-- Exercise data --

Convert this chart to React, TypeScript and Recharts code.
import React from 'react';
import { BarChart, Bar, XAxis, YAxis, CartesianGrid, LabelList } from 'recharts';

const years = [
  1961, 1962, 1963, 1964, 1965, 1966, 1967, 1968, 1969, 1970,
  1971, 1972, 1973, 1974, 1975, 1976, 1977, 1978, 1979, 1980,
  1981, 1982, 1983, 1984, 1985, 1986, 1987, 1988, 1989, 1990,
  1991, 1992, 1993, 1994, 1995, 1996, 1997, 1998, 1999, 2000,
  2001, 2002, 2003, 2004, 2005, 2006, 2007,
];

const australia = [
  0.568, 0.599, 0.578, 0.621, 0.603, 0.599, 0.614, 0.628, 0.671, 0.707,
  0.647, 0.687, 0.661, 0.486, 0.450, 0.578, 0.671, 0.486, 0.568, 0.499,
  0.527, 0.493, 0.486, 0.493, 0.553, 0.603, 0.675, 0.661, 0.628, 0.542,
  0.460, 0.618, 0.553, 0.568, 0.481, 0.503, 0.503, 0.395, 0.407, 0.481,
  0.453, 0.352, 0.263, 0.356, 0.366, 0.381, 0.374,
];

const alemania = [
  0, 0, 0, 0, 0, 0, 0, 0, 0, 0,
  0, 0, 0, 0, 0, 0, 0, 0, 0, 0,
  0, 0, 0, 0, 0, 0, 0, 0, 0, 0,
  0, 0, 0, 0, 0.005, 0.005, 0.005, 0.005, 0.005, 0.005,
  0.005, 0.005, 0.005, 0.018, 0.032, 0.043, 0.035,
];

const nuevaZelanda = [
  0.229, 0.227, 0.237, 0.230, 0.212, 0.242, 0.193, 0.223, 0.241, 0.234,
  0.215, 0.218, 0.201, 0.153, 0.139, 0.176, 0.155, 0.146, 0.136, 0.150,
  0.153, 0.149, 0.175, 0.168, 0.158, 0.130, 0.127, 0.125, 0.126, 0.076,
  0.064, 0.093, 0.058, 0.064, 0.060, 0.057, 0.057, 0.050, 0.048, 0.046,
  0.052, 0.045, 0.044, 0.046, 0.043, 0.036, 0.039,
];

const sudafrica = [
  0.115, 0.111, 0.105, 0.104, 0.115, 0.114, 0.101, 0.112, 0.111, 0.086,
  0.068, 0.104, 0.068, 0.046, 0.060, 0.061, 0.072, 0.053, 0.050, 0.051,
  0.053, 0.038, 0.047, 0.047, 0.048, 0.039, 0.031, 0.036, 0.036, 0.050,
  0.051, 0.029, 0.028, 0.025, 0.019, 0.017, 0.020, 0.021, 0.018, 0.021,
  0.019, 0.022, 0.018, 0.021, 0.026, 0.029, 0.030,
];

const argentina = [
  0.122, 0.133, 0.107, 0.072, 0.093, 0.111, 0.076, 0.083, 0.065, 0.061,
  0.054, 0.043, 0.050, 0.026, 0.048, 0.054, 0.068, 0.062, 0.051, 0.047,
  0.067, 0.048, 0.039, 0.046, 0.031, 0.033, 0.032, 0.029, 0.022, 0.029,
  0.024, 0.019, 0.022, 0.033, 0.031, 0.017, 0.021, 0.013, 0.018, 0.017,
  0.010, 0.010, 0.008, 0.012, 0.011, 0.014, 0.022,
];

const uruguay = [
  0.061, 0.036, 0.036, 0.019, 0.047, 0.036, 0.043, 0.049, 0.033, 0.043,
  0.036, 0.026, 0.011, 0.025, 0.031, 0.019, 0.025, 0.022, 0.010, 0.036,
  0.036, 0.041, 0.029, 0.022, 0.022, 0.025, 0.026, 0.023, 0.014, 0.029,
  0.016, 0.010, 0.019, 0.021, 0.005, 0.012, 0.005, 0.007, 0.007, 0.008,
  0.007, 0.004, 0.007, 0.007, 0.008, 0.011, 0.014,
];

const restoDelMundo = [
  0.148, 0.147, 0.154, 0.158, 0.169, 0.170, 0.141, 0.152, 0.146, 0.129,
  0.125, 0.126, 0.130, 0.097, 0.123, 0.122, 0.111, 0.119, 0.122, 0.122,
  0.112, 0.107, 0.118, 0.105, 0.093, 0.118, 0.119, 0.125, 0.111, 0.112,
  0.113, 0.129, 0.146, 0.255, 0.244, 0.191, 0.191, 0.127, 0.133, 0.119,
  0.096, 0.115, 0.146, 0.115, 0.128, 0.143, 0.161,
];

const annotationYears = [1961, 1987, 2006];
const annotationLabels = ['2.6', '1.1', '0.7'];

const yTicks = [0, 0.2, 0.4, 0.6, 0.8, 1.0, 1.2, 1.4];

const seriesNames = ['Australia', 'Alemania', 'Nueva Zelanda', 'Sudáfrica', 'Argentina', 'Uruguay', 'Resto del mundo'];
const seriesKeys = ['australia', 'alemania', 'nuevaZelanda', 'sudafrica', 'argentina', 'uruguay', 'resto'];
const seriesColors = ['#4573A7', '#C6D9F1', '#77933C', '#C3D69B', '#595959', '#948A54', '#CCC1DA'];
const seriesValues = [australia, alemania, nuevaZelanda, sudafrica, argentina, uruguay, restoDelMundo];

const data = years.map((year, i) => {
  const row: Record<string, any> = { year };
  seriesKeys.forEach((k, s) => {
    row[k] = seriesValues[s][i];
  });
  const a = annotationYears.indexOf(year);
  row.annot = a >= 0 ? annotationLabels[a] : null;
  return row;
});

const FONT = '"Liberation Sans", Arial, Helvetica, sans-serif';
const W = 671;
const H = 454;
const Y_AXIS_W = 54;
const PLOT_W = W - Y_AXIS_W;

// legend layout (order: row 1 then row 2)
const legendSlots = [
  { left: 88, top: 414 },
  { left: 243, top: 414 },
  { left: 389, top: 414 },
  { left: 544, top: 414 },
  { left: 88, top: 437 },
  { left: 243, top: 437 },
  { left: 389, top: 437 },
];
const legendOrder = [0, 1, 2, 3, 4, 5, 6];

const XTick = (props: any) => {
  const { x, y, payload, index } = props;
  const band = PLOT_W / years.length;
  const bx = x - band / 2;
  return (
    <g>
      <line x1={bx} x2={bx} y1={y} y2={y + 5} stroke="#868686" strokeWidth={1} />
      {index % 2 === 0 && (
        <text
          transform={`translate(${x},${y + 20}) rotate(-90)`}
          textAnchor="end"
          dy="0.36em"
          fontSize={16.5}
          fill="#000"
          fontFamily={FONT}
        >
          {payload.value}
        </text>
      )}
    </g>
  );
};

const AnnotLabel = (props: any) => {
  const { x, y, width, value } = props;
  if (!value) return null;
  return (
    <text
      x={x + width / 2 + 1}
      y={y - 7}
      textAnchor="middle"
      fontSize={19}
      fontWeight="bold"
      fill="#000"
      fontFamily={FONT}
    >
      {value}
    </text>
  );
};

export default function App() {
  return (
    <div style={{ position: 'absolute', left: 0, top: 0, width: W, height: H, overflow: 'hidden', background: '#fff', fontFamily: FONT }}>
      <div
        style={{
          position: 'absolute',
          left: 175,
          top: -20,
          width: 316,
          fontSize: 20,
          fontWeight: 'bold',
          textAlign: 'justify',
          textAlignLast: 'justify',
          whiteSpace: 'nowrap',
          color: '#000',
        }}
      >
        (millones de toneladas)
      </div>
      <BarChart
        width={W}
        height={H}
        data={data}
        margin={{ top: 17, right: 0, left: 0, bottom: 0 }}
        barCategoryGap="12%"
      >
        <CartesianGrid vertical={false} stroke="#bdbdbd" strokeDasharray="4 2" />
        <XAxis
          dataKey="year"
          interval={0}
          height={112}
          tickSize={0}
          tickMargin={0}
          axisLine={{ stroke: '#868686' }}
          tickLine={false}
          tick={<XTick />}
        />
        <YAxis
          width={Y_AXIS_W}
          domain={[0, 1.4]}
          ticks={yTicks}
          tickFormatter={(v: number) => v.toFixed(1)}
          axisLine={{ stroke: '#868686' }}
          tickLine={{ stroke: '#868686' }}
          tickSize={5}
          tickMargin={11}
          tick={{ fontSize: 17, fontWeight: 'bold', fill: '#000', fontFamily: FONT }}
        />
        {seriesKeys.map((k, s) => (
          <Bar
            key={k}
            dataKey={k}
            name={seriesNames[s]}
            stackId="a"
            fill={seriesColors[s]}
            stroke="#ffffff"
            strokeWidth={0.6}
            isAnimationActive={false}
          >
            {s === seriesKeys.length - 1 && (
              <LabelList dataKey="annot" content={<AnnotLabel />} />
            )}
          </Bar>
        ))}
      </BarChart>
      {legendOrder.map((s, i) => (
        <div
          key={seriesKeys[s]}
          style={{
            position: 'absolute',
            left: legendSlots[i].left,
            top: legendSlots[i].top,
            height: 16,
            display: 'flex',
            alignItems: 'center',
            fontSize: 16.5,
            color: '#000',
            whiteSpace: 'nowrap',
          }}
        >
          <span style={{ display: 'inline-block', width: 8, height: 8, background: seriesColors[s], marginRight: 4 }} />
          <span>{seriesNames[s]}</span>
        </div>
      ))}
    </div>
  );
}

--

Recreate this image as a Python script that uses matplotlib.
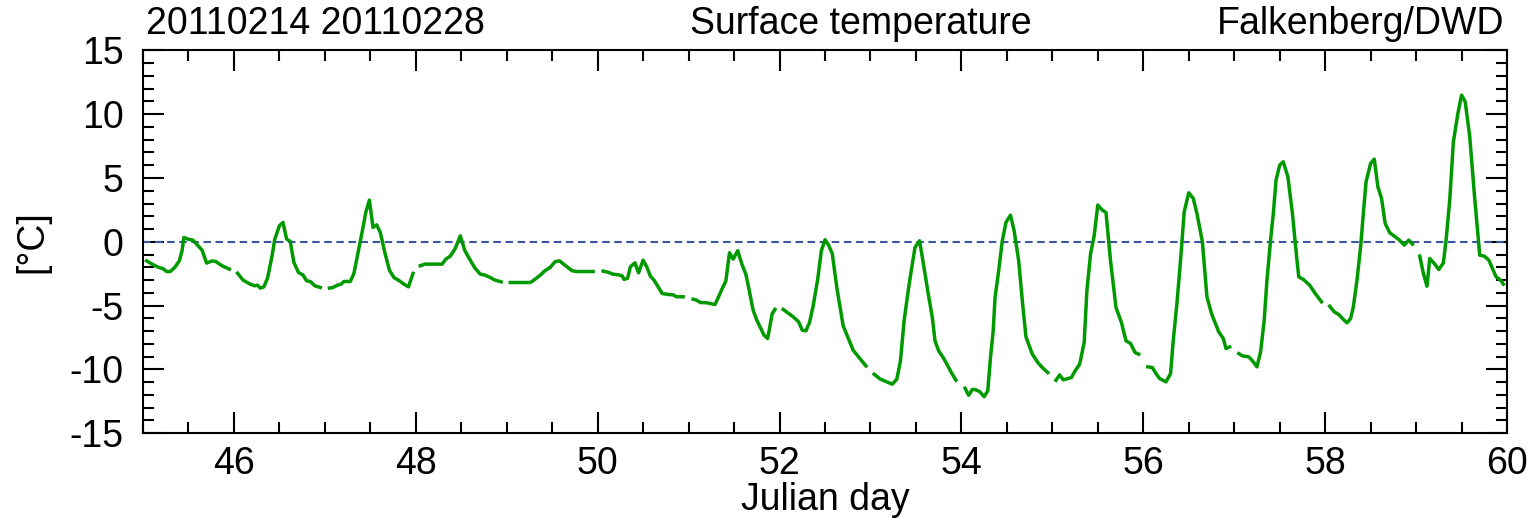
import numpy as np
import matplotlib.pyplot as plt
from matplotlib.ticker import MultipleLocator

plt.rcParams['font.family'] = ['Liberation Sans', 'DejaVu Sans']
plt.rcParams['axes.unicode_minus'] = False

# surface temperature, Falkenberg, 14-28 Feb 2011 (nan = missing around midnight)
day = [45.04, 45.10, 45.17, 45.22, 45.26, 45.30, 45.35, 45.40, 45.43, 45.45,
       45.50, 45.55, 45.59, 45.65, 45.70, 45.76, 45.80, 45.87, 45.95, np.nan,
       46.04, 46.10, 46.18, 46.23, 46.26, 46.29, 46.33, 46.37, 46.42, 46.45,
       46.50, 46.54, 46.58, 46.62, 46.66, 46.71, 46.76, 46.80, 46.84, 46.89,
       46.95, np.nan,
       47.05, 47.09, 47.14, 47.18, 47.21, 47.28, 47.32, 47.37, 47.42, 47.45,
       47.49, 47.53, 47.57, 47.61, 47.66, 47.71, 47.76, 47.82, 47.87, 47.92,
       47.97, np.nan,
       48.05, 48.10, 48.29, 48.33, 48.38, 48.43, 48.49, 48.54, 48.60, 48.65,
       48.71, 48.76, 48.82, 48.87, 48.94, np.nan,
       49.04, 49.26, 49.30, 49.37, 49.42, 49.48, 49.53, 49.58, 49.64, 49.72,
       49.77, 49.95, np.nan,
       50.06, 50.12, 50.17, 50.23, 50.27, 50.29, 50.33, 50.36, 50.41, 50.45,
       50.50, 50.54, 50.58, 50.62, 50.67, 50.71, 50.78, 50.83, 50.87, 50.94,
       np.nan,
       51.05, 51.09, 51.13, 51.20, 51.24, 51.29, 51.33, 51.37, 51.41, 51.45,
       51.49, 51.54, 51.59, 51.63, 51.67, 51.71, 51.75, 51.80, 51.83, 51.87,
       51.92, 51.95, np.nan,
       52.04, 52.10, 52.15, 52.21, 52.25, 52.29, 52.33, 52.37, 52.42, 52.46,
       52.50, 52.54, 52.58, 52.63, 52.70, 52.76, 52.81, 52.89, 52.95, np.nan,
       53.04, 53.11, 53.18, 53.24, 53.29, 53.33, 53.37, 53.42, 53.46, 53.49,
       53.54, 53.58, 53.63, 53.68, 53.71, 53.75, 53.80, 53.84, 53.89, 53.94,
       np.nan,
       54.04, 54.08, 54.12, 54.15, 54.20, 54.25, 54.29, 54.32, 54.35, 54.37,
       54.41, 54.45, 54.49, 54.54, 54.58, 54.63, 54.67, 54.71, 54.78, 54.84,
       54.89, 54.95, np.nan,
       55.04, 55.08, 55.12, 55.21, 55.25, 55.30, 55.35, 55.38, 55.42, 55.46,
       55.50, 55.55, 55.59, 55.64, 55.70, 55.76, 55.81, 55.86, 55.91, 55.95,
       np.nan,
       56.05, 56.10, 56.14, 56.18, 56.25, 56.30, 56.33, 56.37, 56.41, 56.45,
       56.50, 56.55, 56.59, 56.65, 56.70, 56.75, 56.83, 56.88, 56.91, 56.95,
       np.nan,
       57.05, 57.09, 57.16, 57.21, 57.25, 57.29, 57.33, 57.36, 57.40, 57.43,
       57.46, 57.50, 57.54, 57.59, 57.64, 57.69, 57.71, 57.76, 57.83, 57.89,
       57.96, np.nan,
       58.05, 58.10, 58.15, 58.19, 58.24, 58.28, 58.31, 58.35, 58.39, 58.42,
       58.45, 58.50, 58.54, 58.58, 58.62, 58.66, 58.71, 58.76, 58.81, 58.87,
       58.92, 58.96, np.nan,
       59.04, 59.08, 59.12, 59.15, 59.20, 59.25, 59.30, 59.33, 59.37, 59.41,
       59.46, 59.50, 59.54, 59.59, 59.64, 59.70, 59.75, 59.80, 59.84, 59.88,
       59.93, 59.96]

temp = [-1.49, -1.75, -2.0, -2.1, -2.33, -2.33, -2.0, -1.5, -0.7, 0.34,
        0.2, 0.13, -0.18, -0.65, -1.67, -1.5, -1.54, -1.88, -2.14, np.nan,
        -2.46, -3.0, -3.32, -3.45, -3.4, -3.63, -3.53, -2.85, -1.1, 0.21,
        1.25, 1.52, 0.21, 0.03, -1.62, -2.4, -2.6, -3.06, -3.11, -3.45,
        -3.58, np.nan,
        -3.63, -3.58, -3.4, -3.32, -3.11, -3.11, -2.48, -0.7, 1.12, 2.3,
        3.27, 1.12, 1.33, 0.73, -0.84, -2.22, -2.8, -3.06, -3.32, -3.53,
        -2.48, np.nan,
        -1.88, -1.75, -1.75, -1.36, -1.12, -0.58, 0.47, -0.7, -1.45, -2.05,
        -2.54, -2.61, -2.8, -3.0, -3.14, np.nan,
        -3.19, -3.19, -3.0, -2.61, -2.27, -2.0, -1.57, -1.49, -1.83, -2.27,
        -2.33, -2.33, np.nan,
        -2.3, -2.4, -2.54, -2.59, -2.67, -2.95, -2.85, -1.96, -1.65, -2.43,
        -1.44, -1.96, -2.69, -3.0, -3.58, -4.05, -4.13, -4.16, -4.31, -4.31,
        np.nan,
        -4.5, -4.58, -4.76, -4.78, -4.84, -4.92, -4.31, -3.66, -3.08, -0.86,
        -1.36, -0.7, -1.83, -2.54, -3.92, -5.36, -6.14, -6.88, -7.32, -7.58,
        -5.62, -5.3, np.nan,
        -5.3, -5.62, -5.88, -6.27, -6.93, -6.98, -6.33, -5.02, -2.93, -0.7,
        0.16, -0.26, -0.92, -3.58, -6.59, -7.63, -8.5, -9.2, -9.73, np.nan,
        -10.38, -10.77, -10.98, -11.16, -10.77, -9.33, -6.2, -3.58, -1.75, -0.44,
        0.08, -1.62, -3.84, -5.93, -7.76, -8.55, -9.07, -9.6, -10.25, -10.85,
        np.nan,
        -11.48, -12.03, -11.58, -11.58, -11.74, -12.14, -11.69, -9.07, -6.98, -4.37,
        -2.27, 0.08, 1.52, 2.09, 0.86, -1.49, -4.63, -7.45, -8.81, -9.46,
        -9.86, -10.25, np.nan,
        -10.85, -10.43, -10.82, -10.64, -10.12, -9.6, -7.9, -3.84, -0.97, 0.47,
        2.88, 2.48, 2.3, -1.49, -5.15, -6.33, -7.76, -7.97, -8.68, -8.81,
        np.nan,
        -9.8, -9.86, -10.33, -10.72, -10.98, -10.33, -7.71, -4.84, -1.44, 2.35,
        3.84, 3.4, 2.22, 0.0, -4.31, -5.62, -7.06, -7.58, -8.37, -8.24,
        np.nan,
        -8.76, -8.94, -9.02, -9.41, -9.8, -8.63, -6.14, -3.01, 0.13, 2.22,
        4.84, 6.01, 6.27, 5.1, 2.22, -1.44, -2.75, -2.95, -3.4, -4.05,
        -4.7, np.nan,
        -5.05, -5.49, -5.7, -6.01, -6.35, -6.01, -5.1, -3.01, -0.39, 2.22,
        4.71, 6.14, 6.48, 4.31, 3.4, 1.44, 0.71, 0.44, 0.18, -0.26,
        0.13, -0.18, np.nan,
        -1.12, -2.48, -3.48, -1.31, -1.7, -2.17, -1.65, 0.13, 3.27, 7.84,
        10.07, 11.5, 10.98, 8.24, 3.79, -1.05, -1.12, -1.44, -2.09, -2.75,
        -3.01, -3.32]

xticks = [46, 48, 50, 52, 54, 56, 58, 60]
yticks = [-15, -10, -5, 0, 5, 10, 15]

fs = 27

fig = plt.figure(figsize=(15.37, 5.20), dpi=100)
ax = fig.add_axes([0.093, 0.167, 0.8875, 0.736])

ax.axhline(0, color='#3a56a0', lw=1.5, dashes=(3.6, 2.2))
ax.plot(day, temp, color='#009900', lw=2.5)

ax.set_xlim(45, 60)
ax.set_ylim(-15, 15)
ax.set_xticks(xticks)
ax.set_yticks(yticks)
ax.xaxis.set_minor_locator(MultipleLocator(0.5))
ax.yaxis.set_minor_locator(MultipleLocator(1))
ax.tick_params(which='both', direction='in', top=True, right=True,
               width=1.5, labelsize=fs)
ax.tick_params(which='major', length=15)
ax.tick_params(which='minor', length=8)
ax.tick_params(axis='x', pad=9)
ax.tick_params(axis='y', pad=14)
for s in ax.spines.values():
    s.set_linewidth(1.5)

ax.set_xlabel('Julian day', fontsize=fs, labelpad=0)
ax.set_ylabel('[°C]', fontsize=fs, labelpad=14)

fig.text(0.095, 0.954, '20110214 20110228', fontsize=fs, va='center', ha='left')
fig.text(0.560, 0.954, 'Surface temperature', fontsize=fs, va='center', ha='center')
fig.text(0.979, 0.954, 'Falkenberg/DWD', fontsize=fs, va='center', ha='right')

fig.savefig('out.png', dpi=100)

-- Stated goal --
Beginning with the line above that contains "Recreate this image" and ending with the line that contains "plt.rcParams['axes.unicode_minus'] = False", quote each line exactly, keeping out the pictures.

-- Output of the exercise --
Recreate this image as a Python script that uses matplotlib.
import numpy as np
import matplotlib.pyplot as plt
from matplotlib.ticker import MultipleLocator

plt.rcParams['font.family'] = ['Liberation Sans', 'DejaVu Sans']
plt.rcParams['axes.unicode_minus'] = False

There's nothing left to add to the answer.